I thought the one tire rule was a bad rule, not because it hurt the racing, as I don't think it did, but it presented a safety issue that was highlighted at Nurburgring. I don't know if you know it or not, but the FIA made a rule change after Nurby to allow tire changes for safety concerns. They decided to scrap the no tire change rule for 2006, but they did carry over the 2 engine rule, which has been a good thing.
Now, if they could just find a way to rid the sport of traction control.
I think changing the rule for safety concerns was good, but I think they should have kept the modified rule. No tire changes execept for punctures or legitimate safety concerns, and I didn't mind the time penalty for tire changes, but I think it should have been lower.
I forgot to comment on how cool the Star Wars car and the Stormtrooper pit crew was.
Here are some links to the photos if you want to see them:
Yes, definitely. Those guys don't have it easy.
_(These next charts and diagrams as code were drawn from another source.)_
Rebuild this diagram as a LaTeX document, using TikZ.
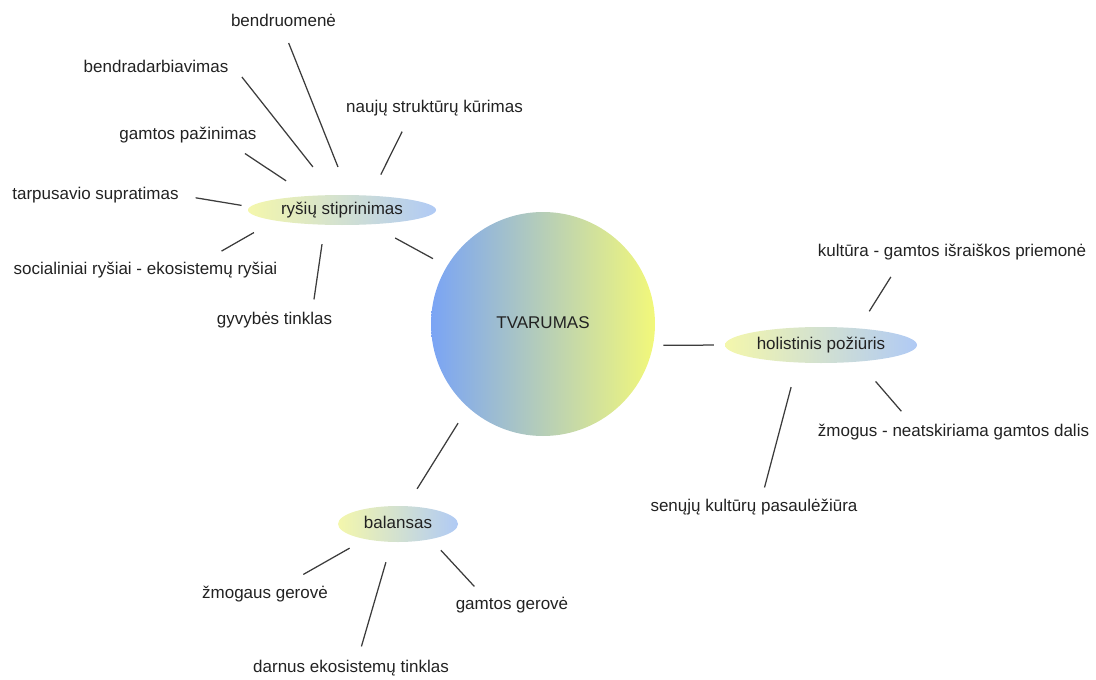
\documentclass[tikz,border=0pt]{standalone}
\usepackage{fontspec}
\setmainfont{Liberation Sans}
\usetikzlibrary{shapes.geometric}

\definecolor{linegray}{RGB}{60,60,60}
\definecolor{txtgray}{RGB}{34,34,34}
\definecolor{cblue}{RGB}{122,164,245}
\definecolor{cyellow}{RGB}{242,248,122}
\definecolor{eyellow}{RGB}{244,247,172}
\definecolor{eblue}{RGB}{176,202,245}

\tikzset{
	lbl/.style={inner sep=0pt, text height=12pt, text depth=3.6pt, text=txtgray},
	branch/.style={ellipse, lbl, left color=eyellow, right color=eblue},
	spoke/.style={draw=linegray, line width=1.25pt},
}

\begin{document}
\begin{tikzpicture}[x=1pt, y=-1pt, font=\fontsize{17}{20}\selectfont]
		\useasboundingbox (0,0) rectangle (1096,680);
		% centre and the three branches
		\node[circle, lbl, minimum size=224pt, left color=cblue, right color=cyellow] (tvar) at (543,324) {TVARUMAS};
		\node[branch, minimum width=188pt, minimum height=30pt] (rysiai) at (342,210) {ryšių stiprinimas};
		\node[branch, minimum width=192pt, minimum height=36pt] (holist) at (821,345) {holistinis požiūris};
		\node[branch, minimum width=120pt, minimum height=36pt] (balans) at (398,524) {balansas};
		% leaves
		\foreach \nm/\pos/\txt in {
			bendr/{283.5,22}/bendruomenė,
			bendrad/{156,68}/bendradarbiavimas,
			gpaz/{188,135}/gamtos pažinimas,
			nauj/{434.5,108}/naujų struktūrų kūrimas,
			tarp/{95.5,195}/tarpusavio supratimas,
			soc/{145.5,270}/socialiniai ryšiai - ekosistemų ryšiai,
			gyv/{274.5,320}/gyvybės tinklas,
			kult/{952,252}/kultūra - gamtos išraiškos priemonė,
			zmog/{953.5,432}/žmogus - neatskiriama gamtos dalis,
			senuj/{754,507}/senųjų kultūrų pasaulėžiūra,
			zger/{265,594}/žmogaus gerovė,
			darn/{351,668}/darnus ekosistemų tinklas,
			gger/{512,605}/gamtos gerovė
		} {
			\node[lbl] (\nm) at (\pos) {\txt};
		}
		% spokes
		\foreach \na/\nb/\da/\db in {
			bendr.south/rysiai.65/14pt/30pt,
			bendrad.north east/rysiai.115/21.6pt/35.6pt,
			gpaz.-11/rysiai.157/19pt/27pt,
			nauj.198/rysiai.27/17.4pt/23.3pt,
			tarp.east/rysiai.178/17pt/8.5pt,
			soc.8/rysiai.189/22pt/24pt,
			gyv.12/rysiai.221/12.7pt/19.4pt,
			rysiai.-27/tvar.149/28.2pt/15.8pt,
			tvar.-11/holist.west/10.2pt/11pt,
			kult.189/holist.24/20pt/20pt,
			zmog.169/holist.-24/16.8pt/26pt,
			senuj.47/holist.217/11.9pt/25.3pt,
			tvar.228/balans.65/18.6pt/20.2pt,
			zger.24/balans.205/23.4pt/18pt,
			darn.51/balans.251/14.1pt/20.9pt,
			gger.164/balans.-25/14.4pt/15pt
		} {
			\draw[spoke, shorten <=\da, shorten >=\db] (\na) -- (\nb);
		}
\end{tikzpicture}
\end{document}
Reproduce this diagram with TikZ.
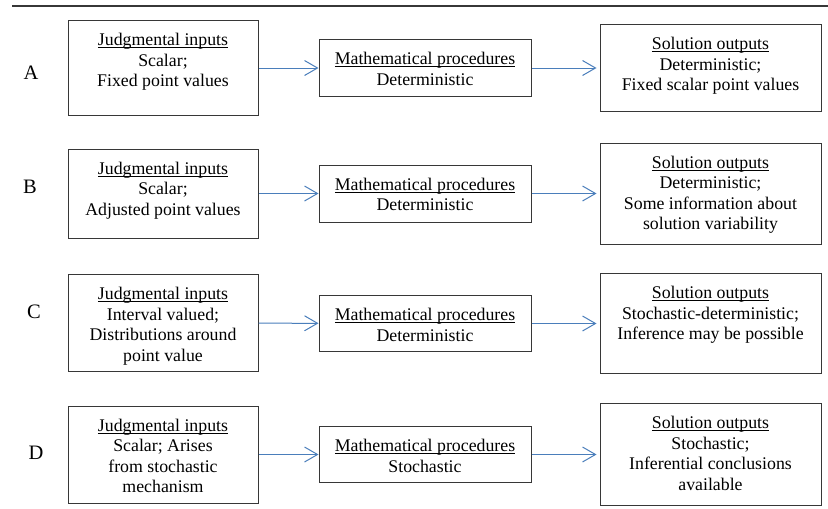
\documentclass[tikz,border=0pt]{standalone}
\usepackage{fontspec}
\setmainfont{Liberation Serif}
\usetikzlibrary{arrows.meta}

\definecolor{flowblue}{RGB}{74,126,187}
\definecolor{boxgray}{RGB}{55,55,55}

\newcommand\hdr[1]{\setbox0\hbox{#1}\rlap{\rule[-2.4pt]{\wd0}{0.9pt}}\box0}

\tikzset{
  stage/.style={draw=boxgray, line width=1pt, inner sep=0pt},
  stagetext/.style={anchor=north, align=center, inner sep=0pt, yshift=-13pt,
    font=\fontsize{17.8}{20.5}\selectfont},
  flow/.style={flowblue, line width=1pt, -{Straight Barb[length=13pt,width=15pt]}},
  rowlabel/.style={inner sep=0pt, font=\fontsize{20.5}{24}\selectfont}
}

\begin{document}
\begin{tikzpicture}[x=1pt,y=-1pt]
\useasboundingbox (0,0) rectangle (828,509);

    \draw [boxgray, line width=2.2pt] (12,6) -- (828,6);      % rule along the top

    % row A
    \node [rowlabel] (labA) at (31,73) {A};
    \node [stage, minimum width=190pt, minimum height=95pt] (inA) at (163,68) {};
    \node [stagetext] (inAtxt) at (inA.north) {\hdr{Judgmental inputs}\\Scalar;\\Fixed point values};
    \node [stage, minimum width=212pt, minimum height=57pt] (procA) at (425,68) {};
    \node [stagetext] (procAtxt) at (procA.north) {\hdr{Mathematical procedures}\\Deterministic};
    \node [stage, minimum width=221pt, minimum height=87pt] (outA) at (710.5,68) {};
    \node [stagetext] (outAtxt) at (outA.north) {\hdr{Solution outputs}\\Deterministic;\\Fixed scalar point values};
    \draw [flow] (inA) -- (procA);
    \draw [flow, shorten >=3pt] (procA) -- (outA);

    % row B
    \node [rowlabel] (labB) at (30,187) {B};
    \node [stage, minimum width=190pt, minimum height=89pt] (inB) at (163,193.5) {};
    \node [stagetext] (inBtxt) at (inB.north) {\hdr{Judgmental inputs}\\Scalar;\\Adjusted point values};
    \node [stage, minimum width=212pt, minimum height=57pt] (procB) at (425,193.5) {};
    \node [stagetext] (procBtxt) at (procB.north) {\hdr{Mathematical procedures}\\Deterministic};
    \node [stage, minimum width=221pt, minimum height=101pt] (outB) at (710.5,193.5) {};
    \node [stagetext] (outBtxt) at (outB.north) {\hdr{Solution outputs}\\Deterministic;\\Some information about\\solution variability};
    \draw [flow] (inB) -- (procB);
    \draw [flow, shorten >=3pt] (procB) -- (outB);

    % row C
    \node [rowlabel] (labC) at (34,312) {C};
    \node [stage, minimum width=190pt, minimum height=97pt] (inC) at (163,323) {};
    \node [stagetext] (inCtxt) at (inC.north) {\hdr{Judgmental inputs}\\Interval valued;\\Distributions around\\point value};
    \node [stage, minimum width=212pt, minimum height=56pt] (procC) at (425,323.5) {};
    \node [stagetext] (procCtxt) at (procC.north) {\hdr{Mathematical procedures}\\Deterministic};
    \node [stage, minimum width=221pt, minimum height=100pt] (outC) at (710.5,323.5) {};
    \node [stagetext] (outCtxt) at (outC.north) {\hdr{Solution outputs}\\Stochastic-deterministic;\\Inference may be possible};
    \draw [flow] (inC) -- (procC);
    \draw [flow, shorten >=3pt] (procC) -- (outC);

    % row D
    \node [rowlabel] (labD) at (36,453) {D};
    \node [stage, minimum width=190pt, minimum height=97pt] (inD) at (163,454.5) {};
    \node [stagetext] (inDtxt) at (inD.north) {\hdr{Judgmental inputs}\\Scalar; Arises\\from stochastic\\mechanism};
    \node [stage, minimum width=212pt, minimum height=56pt] (procD) at (425,454.5) {};
    \node [stagetext] (procDtxt) at (procD.north) {\hdr{Mathematical procedures}\\Stochastic};
    \node [stage, minimum width=221pt, minimum height=102pt] (outD) at (710.5,454.5) {};
    \node [stagetext] (outDtxt) at (outD.north) {\hdr{Solution outputs}\\Stochastic;\\Inferential conclusions\\available};
    \draw [flow] (inD) -- (procD);
    \draw [flow, shorten >=3pt] (procD) -- (outD);

\end{tikzpicture}
\end{document}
It's not like a Sunday afternoon drive.
But most certainly it is a sponsorship thing.
Factor in heat and g-forces, and it is very difficult to drive the car, let alone race it.
What does this have to do with whether it is a sport or not?
What a debacle! I just finished watching the French GP, after skipping over the US GP.
Jim Rosenthal was quite correct: F1 should be ashamed! It was a Mickey Mouse race. You could tell that Michael Shumacher, Barichello, and Monteiro were not exactly thrilled with their podium finishes!
The US finally got a good showing for some real racing (122,000), and they did that to them?!? I think that Michelin shot themselves in the foot, and F1 basically thumbed their collective noses at the US! (Well, the ruling body, not the racers; the racers wanted to race.)
It can be argued that Ferarri made a valid point (that they pulled Shumacher because of safety concerns, so it was just everyone's collective problem), but that's where the phrase "cutting off your nose to spite your face" comes to mind!
Only 6 cars on the race grid, and 4 of those weren't competetive!
Yeah, the U.S. GP last year was a sorry excuse for a race. I agree with you about Schumacher and Barrichello being almost embarrassed about it, but what I remember of Monteiro was somebody very happy to be on the podium, even considering the circumstances.
I think the ultimate blame needed to be laid at the feet of Bernie and Michelin, in that order. Michelin had a tire test at Indy, but they used the F1 backmarkers rather than the hotshoes like Alonso, Raikkonen and Montoya. To their credit, Ferrari and Bridgestone were willing to run the event as a non-points race, so that there would be a good race, but Bernie said no. Bernie was completely unwilling to do anything to put on a good show and the fans were the big losers.
If you looked at Monteiro during the celebration and after, I think he was putting on a show for contractual obligations. Shumacher and Barichello are in a situation that they don't have to suck up to the bosses, so can show their displeasure. Monteiro, if you looked at his face, was jumping up and down to put on a show, not out of real excitement.
Whose fault was it that the chicane was not added? Was that Bernie? Whoever it was, I lay the blame more at their feet, because with the added chicane, they could have had a real race.
NACAR is certainly a sport, requiring endurance, quick reflexes, and strategy. It's more than "hicks turning left."
A bit boring for me, except for the crashes, which are almost as good as you can see in movies. But no one actually gets hurt in the movies.
The drivers are brave, athletic people, and they should be respected for that. But more interesting courses would make it worth watching for me.